== Short task ==
Single out the lines of the material that contain "React" and copy them.

== Given information ==
────────────────────

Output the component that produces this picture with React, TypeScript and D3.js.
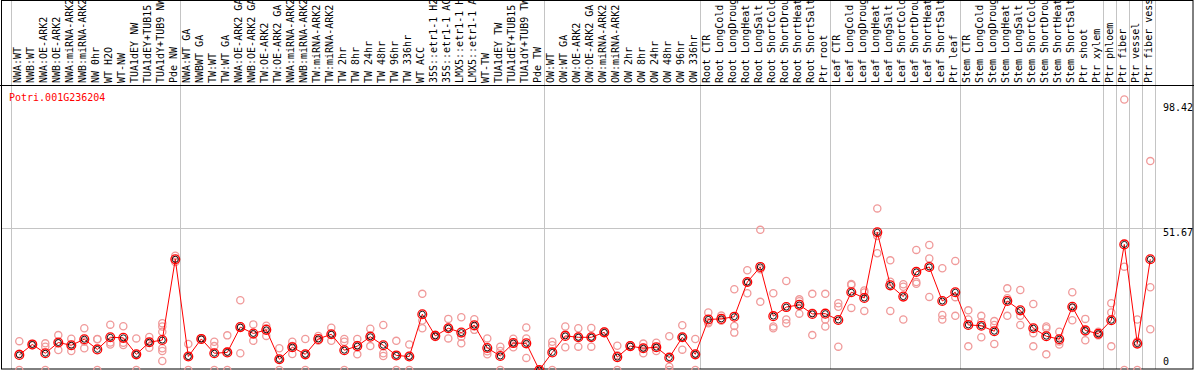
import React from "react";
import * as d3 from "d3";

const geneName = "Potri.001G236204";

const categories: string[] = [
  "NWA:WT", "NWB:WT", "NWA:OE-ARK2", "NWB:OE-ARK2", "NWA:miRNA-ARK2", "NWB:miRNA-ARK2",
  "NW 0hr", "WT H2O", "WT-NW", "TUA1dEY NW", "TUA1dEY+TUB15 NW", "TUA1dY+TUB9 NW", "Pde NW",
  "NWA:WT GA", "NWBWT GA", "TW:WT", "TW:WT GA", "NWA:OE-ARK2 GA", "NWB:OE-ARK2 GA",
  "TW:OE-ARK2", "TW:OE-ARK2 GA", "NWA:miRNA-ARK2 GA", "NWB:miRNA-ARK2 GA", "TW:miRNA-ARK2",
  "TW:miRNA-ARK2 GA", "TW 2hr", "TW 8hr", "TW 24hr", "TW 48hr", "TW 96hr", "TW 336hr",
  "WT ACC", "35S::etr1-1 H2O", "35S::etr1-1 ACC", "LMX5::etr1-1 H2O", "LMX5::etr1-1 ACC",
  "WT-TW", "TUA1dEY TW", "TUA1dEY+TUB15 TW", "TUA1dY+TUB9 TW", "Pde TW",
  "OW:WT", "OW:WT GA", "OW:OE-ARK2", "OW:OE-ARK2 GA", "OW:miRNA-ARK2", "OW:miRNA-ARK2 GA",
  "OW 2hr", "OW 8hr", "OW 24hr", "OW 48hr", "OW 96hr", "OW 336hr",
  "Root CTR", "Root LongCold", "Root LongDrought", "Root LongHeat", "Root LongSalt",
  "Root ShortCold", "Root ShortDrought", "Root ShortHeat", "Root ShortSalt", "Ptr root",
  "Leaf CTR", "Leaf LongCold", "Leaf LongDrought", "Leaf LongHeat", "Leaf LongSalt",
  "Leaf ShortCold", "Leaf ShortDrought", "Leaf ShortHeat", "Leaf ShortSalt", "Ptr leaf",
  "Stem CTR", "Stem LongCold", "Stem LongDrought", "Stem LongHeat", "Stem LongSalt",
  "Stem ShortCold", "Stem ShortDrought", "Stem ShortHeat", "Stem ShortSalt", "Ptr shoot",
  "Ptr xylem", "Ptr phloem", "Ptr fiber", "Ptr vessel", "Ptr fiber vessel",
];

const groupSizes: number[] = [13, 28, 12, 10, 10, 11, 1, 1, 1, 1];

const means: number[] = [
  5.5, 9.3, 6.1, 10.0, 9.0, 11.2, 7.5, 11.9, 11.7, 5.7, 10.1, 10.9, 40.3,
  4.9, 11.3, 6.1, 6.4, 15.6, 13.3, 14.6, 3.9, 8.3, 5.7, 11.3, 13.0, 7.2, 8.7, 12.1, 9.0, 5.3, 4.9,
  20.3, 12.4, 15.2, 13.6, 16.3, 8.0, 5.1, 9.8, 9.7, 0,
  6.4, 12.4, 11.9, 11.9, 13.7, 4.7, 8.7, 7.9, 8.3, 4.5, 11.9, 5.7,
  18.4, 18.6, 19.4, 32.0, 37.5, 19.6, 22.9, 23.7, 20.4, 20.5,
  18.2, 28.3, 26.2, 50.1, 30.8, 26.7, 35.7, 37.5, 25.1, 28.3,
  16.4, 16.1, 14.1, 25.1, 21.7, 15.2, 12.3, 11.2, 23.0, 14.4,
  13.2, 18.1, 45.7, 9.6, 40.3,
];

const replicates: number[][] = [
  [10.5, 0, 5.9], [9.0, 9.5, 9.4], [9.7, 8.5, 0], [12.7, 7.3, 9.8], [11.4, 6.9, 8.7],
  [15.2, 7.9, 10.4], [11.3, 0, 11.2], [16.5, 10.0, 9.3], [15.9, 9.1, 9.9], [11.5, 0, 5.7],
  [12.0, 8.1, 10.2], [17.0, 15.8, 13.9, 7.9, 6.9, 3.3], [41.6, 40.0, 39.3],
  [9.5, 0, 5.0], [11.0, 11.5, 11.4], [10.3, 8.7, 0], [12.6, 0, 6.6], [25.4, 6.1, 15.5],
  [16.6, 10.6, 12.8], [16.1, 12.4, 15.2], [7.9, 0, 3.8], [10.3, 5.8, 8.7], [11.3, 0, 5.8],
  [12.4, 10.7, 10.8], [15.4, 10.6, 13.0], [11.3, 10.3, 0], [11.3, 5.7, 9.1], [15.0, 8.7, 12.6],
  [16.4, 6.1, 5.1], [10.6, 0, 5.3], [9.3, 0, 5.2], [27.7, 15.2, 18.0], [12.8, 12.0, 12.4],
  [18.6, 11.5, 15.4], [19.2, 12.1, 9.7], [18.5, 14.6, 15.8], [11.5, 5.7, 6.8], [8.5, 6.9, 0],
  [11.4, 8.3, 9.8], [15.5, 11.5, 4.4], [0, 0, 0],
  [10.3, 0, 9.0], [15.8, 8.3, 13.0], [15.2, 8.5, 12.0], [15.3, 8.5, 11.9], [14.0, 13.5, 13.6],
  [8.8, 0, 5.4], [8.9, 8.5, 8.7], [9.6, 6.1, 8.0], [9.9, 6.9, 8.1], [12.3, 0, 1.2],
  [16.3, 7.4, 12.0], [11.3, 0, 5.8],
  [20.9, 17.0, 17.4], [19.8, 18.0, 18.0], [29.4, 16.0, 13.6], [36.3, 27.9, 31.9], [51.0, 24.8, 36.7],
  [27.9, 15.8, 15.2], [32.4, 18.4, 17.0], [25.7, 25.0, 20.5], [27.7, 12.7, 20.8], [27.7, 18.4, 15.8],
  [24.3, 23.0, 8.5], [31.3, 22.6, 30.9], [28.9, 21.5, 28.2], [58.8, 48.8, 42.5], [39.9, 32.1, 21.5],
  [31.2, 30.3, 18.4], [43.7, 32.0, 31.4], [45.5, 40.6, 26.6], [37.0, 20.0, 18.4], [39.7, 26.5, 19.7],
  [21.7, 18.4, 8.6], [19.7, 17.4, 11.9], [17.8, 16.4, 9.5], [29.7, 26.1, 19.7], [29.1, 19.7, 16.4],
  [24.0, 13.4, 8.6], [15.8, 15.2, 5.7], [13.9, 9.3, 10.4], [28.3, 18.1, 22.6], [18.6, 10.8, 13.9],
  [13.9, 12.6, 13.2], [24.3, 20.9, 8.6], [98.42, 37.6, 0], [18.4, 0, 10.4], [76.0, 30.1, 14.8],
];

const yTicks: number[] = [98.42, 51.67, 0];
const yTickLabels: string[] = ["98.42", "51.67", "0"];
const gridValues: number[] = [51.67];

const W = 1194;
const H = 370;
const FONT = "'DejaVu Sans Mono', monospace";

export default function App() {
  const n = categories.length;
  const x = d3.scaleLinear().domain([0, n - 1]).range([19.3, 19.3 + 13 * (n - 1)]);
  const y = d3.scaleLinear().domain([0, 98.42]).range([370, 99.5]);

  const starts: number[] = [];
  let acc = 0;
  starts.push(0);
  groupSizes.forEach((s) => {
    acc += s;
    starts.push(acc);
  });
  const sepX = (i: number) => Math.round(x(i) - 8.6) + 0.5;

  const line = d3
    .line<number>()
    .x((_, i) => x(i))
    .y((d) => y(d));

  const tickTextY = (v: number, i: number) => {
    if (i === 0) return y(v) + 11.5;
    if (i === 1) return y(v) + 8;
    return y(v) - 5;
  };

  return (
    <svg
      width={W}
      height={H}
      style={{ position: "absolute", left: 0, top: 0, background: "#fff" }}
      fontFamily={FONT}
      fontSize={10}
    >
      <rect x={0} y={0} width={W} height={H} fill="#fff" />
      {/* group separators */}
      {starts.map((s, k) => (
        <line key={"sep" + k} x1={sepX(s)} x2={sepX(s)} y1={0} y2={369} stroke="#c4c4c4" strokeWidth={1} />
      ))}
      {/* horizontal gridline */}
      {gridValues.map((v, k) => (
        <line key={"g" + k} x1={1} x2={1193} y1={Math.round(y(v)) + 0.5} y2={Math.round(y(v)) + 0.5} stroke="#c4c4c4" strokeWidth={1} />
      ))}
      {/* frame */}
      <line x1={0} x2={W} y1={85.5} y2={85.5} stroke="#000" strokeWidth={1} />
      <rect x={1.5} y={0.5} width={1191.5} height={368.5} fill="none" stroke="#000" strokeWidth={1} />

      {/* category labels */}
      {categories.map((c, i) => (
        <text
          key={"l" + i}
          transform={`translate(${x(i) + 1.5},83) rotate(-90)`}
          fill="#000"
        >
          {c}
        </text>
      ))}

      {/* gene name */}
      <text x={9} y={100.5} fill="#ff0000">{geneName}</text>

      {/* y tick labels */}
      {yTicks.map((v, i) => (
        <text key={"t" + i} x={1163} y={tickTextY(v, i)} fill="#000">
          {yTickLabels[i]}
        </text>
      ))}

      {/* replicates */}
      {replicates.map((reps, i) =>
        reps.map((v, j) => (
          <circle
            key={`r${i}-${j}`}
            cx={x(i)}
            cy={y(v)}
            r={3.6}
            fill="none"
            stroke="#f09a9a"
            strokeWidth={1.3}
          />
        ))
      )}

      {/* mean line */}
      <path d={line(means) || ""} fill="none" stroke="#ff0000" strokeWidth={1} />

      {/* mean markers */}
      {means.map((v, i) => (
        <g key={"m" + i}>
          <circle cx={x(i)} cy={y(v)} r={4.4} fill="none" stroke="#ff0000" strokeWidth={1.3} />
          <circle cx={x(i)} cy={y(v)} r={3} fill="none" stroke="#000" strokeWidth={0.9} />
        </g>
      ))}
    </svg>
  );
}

────────────────────

== Finished task ==
Output the component that produces this picture with React, TypeScript and D3.js.
import React from "react";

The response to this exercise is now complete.